When Adama Traore failed to bring his passport to Armenia, it seemed a cruelly ironic moment.
Here was someone who shows so much ability to get about on the pitch at speed, yet was left grounded while his team-mates were airborne after forgetting vital documents.
There have been times on the pitch when Traore has looked as lost as a piece of left luggage at an airport, others when he has left opponents as terrified as a vertigo sufferer about to board a plane.
Head coach Nuno Espirito Santo’s belief in the 23-year-old has never wavered. He made him his number one target in the summer of 2018 when Wolves pushed the boat out to secure a then club record signing by splashing out £18m to Middlesbrough.
Initially, Nuno was faced with a selection dilemma any manager would welcome. With Wolves playing 3-4-3 and Diogo Jota, Raul Jimenez and Helder Costa occupying the forward positions and Matt Doherty and Jonny Castro Otto playing so well at wing back, there was no pressure to start Traore.
He could be used as a wild card – rather than a joker, as some cynics may suggest – a threat from the bench when the opposition begins to tire.

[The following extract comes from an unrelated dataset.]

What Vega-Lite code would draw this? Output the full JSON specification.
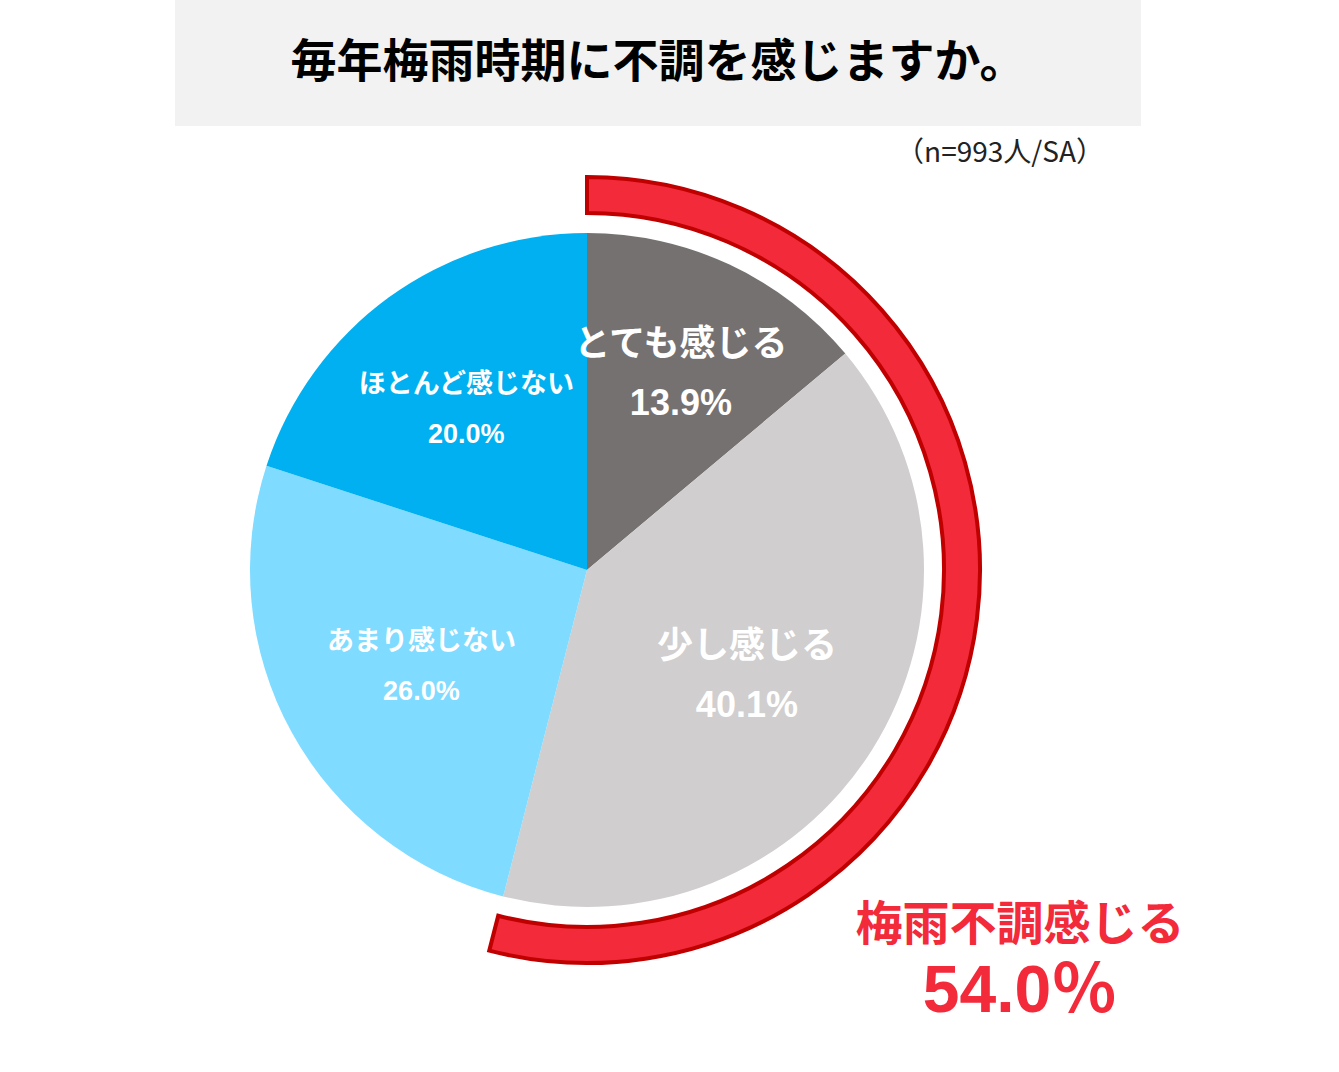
{
  "$schema": "https://vega.github.io/schema/vega-lite/v6.json",
  "background": "white",
  "padding": {"left": 175, "top": 0, "right": 10, "bottom": 10},
  "config": {"view": {"stroke": null}},
  "datasets": {
    "answers": [
      {"id": 1, "answer": "とても感じる", "share": 0.139},
      {"id": 2, "answer": "少し感じる", "share": 0.401},
      {"id": 3, "answer": "あまり感じない", "share": 0.26},
      {"id": 4, "answer": "ほとんど感じない", "share": 0.2}
    ]
  },
  "bounds": "flush",
  "spacing": 0,
  "vconcat": [
    {
      "width": 966,
      "height": 126,
      "view": {"fill": "#f2f2f2", "stroke": null},
      "title": {
        "text": "（n=993人/SA）",
        "orient": "bottom",
        "anchor": "end",
        "frame": "group",
        "align": "right",
        "dx": -37,
        "offset": 14,
        "font": "Noto Sans CJK JP",
        "fontSize": 28,
        "fontWeight": "normal",
        "color": "#222222"
      },
      "data": {"values": [{"q": "毎年梅雨時期に不調を感じますか。"}]},
      "mark": {
        "type": "text",
        "font": "Noto Sans CJK JP",
        "fontSize": 46,
        "fontWeight": "bold",
        "color": "#000000"
      },
      "encoding": {"text": {"field": "q"}}
    },
    {
      "width": 824,
      "height": 888,
      "title": {
        "text": "梅雨不調感じる",
        "subtitle": "54.0％",
        "orient": "bottom",
        "anchor": "end",
        "frame": "group",
        "align": "center",
        "dx": 21,
        "offset": -111,
        "font": "Noto Sans CJK JP",
        "fontSize": 47,
        "fontWeight": "bold",
        "color": "#f22a3a",
        "subtitleFont": "Liberation Sans, Noto Sans CJK JP",
        "subtitleFontSize": 66,
        "subtitleFontWeight": "bold",
        "subtitleColor": "#f22a3a",
        "subtitlePadding": 10
      },
      "layer": [
        {
          "data": {"values": [{"group": "梅雨不調感じる", "share": 0.54}]},
          "mark": {
            "type": "arc",
            "outerRadius": 393,
            "innerRadius": 357,
            "fill": "#f22a3a",
            "stroke": "#c00000",
            "strokeWidth": 4
          },
          "encoding": {
            "theta": {"field": "share", "type": "quantitative", "stack": true, "scale": {"domain": [0, 1]}}
          }
        },
        {
          "data": {"name": "answers"},
          "mark": {"type": "arc", "outerRadius": 337},
          "encoding": {
            "theta": {"field": "share", "type": "quantitative", "stack": true, "scale": {"domain": [0, 1]}},
            "color": {
              "field": "answer",
              "type": "nominal",
              "scale": {
                "domain": ["とても感じる", "少し感じる", "あまり感じない", "ほとんど感じない"],
                "range": ["#767171", "#d0cece", "#7fdbff", "#00b0f0"]
              },
              "legend": null
            },
            "order": {"field": "id", "type": "quantitative"}
          }
        },
        {
          "data": {"name": "answers"},
          "mark": {
            "type": "text",
            "font": "Noto Sans CJK JP",
            "fontWeight": "bold",
            "fill": "white",
            "baseline": "bottom",
            "dy": -5
          },
          "encoding": {
            "theta": {"field": "share", "type": "quantitative", "stack": true, "scale": {"domain": [0, 1]}},
            "radius": {
              "field": "share",
              "type": "quantitative",
              "scale": {"type": "linear", "zero": false, "clamp": true, "domain": [0.139, 0.26], "range": [222, 189]}
            },
            "text": {"field": "answer"},
            "size": {
              "field": "answer",
              "type": "nominal",
              "scale": {
                "type": "ordinal",
                "domain": ["とても感じる", "少し感じる", "あまり感じない", "ほとんど感じない"],
                "range": [36, 36, 27, 27]
              },
              "legend": null
            },
            "order": {"field": "id", "type": "quantitative"}
          }
        },
        {
          "data": {"name": "answers"},
          "mark": {
            "type": "text",
            "font": "Liberation Sans",
            "fontWeight": "bold",
            "fill": "white",
            "baseline": "top",
            "dy": 18
          },
          "encoding": {
            "theta": {"field": "share", "type": "quantitative", "stack": true, "scale": {"domain": [0, 1]}},
            "radius": {
              "field": "share",
              "type": "quantitative",
              "scale": {"type": "linear", "zero": false, "clamp": true, "domain": [0.139, 0.26], "range": [222, 189]}
            },
            "text": {"field": "share", "format": ".1%"},
            "size": {
              "field": "answer",
              "type": "nominal",
              "scale": {
                "type": "ordinal",
                "domain": ["とても感じる", "少し感じる", "あまり感じない", "ほとんど感じない"],
                "range": [35, 35, 26, 26]
              },
              "legend": null
            },
            "order": {"field": "id", "type": "quantitative"}
          }
        }
      ]
    }
  ]
}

His first Premier League start for Wolves came at the ninth time of asking on October 27 in the 1-0 defeat at bogey team Brighton. And, as Wolves had their one blip – six games without a win as winter drew in – Nuno was faced with bigger problems than where to find a place for the one-time Barcelona youngster.

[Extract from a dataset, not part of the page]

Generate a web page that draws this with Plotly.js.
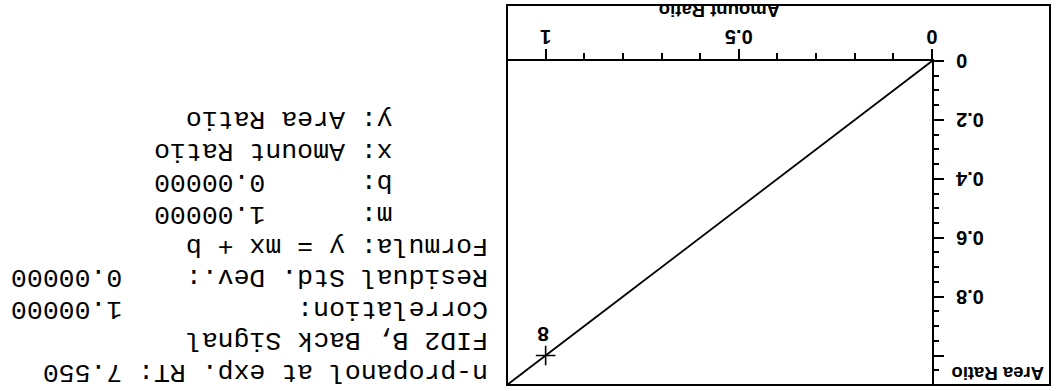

In fact, a switch to 3-5-2 seemed to take Traore further away from the starting line-up; having two forwards rather than three surely reduced the chances of him being picked up front, while the solid form of Doherty and Jonny, allied to the added defensive responsibilities of their role would never see him selected as a wing back. Or so many thought.

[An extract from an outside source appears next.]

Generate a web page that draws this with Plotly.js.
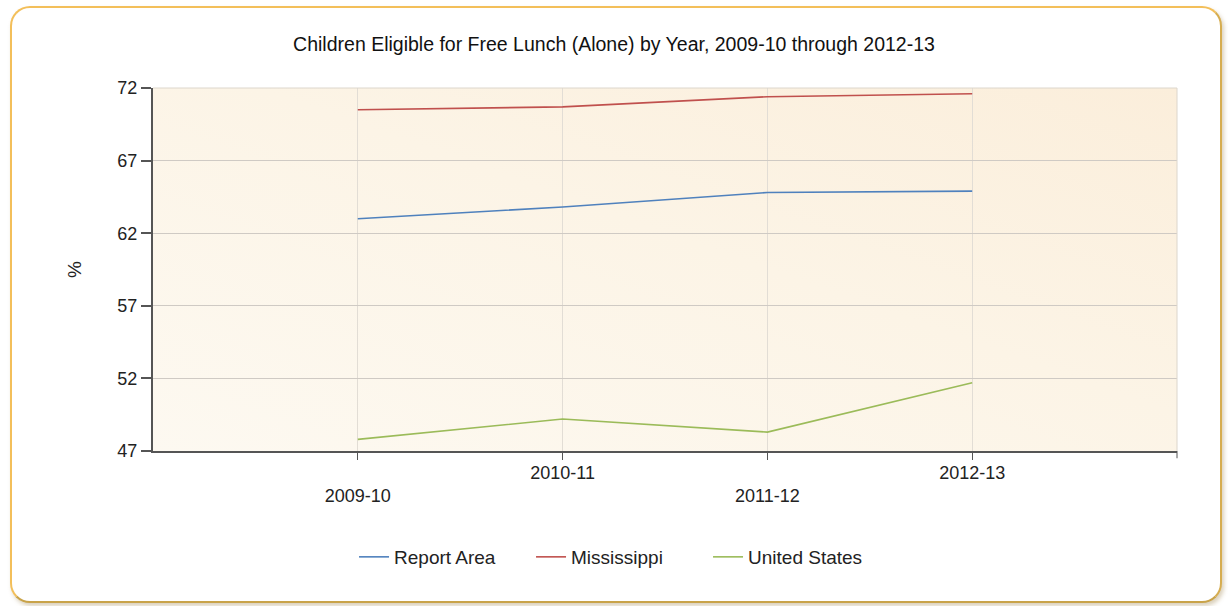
<!DOCTYPE html>
<html>
<head>
<meta charset="utf-8">
<script src="https://cdn.plot.ly/plotly-3.0.1.min.js"></script>
<style>
  html, body { margin:0; padding:0; background:#ffffff; width:1228px; height:606px; overflow:hidden; }
  #frame { position:absolute; left:10px; top:6px; width:1208px; height:593px;
    border:2px solid #f3bf5a; border-bottom-color:#c9a349; border-right-color:#d6ad50;
    border-radius:20px; box-shadow: 2px 3px 4px rgba(150,120,60,0.35); background:#fff; }
  #plotbg { position:absolute; left:153px; top:88px; width:1024px; height:363px;
    background: linear-gradient(to bottom left, #fbeedb 0%, #fcf4e6 45%, #fdf9f1 100%); }
  #chart { position:absolute; left:0; top:0; width:1228px; height:606px; }
</style>
</head>
<body>
<div id="frame"></div>
<div id="plotbg"></div>
<div id="chart"></div>
<script>
const categories = ['2009-10', '2010-11', '2011-12', '2012-13'];
const reportArea = [63.0, 63.8, 64.8, 64.9];
const mississippi = [70.5, 70.7, 71.4, 71.6];
const unitedStates = [47.8, 49.2, 48.3, 51.7];
const yTicks = [47, 52, 57, 62, 67, 72];

const FONT = 'Liberation Sans, Arial, sans-serif';

const mk = (name, y, color) => ({
  type: 'scatter', mode: 'lines', name: name,
  x: categories, y: y,
  line: { color: color, width: 1.6 },
  hoverinfo: 'skip'
});

const data = [
  mk('Report Area', reportArea, '#4f81bd'),
  mk('Mississippi', mississippi, '#c0504d'),
  mk('United States', unitedStates, '#9bbb59')
];

const layout = {
  width: 1228, height: 606,
  margin: { l: 153, r: 51, t: 88, b: 155 },
  paper_bgcolor: 'rgba(0,0,0,0)',
  plot_bgcolor: 'rgba(0,0,0,0)',
  font: { family: FONT, size: 18, color: '#222' },
  title: { text: 'Children Eligible for Free Lunch (Alone) by Year, 2009-10 through 2012-13',
           font: { family: FONT, size: 19.5, color: '#111' }, x: 0.5, xanchor: 'center', y: 0.927, yanchor: 'middle' },
  showlegend: true,
  legend: { orientation: 'h', x: 0.4556, xanchor: 'center', y: -0.292, yanchor: 'middle',
            entrywidth: 132, entrywidthmode: 'pixels',
            font: { family: FONT, size: 19, color: '#222' }, tracegroupgap: 0 },
  xaxis: {
    type: 'category', range: [-1, 4],
    tickvals: categories,
    ticktext: categories.map((c, i) => i % 2 === 0 ? '<br>' + c : c),
    showgrid: true, gridcolor: '#e2ddd5', gridwidth: 1,
    showline: true, linecolor: '#555', linewidth: 2,
    ticks: 'outside', ticklen: 7, tickcolor: '#555', tickwidth: 1,
    ticklabelstandoff: -3,
    tickfont: { family: FONT, size: 18, color: '#222' },
    zeroline: false, fixedrange: true
  },
  yaxis: {
    range: [47, 72], tickvals: yTicks,
    showgrid: true, gridcolor: '#cfcac4', gridwidth: 1,
    showline: true, linecolor: '#555', linewidth: 2,
    ticks: 'outside', ticklen: 10, tickcolor: '#555', tickwidth: 2,
    tickfont: { family: FONT, size: 18, color: '#222' },
    title: { text: '%', font: { family: FONT, size: 19, color: '#222' }, standoff: 31 },
    zeroline: false, fixedrange: true
  },
  shapes: [
    { type: 'line', xref: 'paper', yref: 'paper', x0: 1, x1: 1, y0: 0, y1: 1,
      line: { color: '#dcd6cc', width: 1 } },
    { type: 'line', xref: 'paper', yref: 'paper', x0: 0, x1: 1, y0: 1, y1: 1,
      line: { color: '#dcd6cc', width: 1 } },
    { type: 'line', xref: 'paper', yref: 'paper', x0: 1, x1: 1, y0: 0, y1: -0.02,
      line: { color: '#555', width: 1 } }
  ]
};

Plotly.newPlot('chart', data, layout, { displayModeBar: false, staticPlot: true });
</script>
</body>
</html>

A new season brought a new outlook however. OK, so Traore was tried out as a wing back in place of Doherty at times last season, memorably setting up the last-gasp equaliser at home to Newcastle as one notable highlight.
But Nuno’s faith and Traore’s willingness to learn has opened up possibilities for the former Boro flier.
While no footballer is faster than him, his quickness of thought still needs some work. At the moment, he hasn’t got the football brain to match Doherty.
You don’t score eight goals and claim eight assists in a season, especially at this level, by luck or a fluke.
Doherty knows when and where to make his runs in off the flank when the ball is on the left; something Traore is still trying to master.
But he is getting there. His crossing, which could be wayward, has become more consistent.
His positioning is also improving, while his powerful frame means he can be a formidable barrier for anyone looking to take him on.
Traore has been able to learn his new role ‘on the job’ to a certain extent; with Doherty out injured for the start of the Europa League campaign, Traore has been able to adapt to the position against limited opposition.
Now he is getting a chance to do it in the Premier League. Arguably no one player did more to turn the game Wolves’ way than Traore against Manchester United.
His half-time introduction for Doherty gave the team fresh impetus and a real outlet for a side that was being constantly pushed back towards its own goal.
In the first half, United had room down their left and were able to break through the surges of left back Luke Shaw. Once Traore came on, it was a different story. With Wolves giving Traore plenty of the ball, he was able to give Shaw a headache and force him back.
He is still not the finished article. But through Nuno’s belief and Traore’s work ethic, he can operate as a wing back.
And as pictures emerge of him on the place to Turin as Wolves prepare for their latest Europa League game, against Torino on Thursday night, he can also be an asset to them on the continent.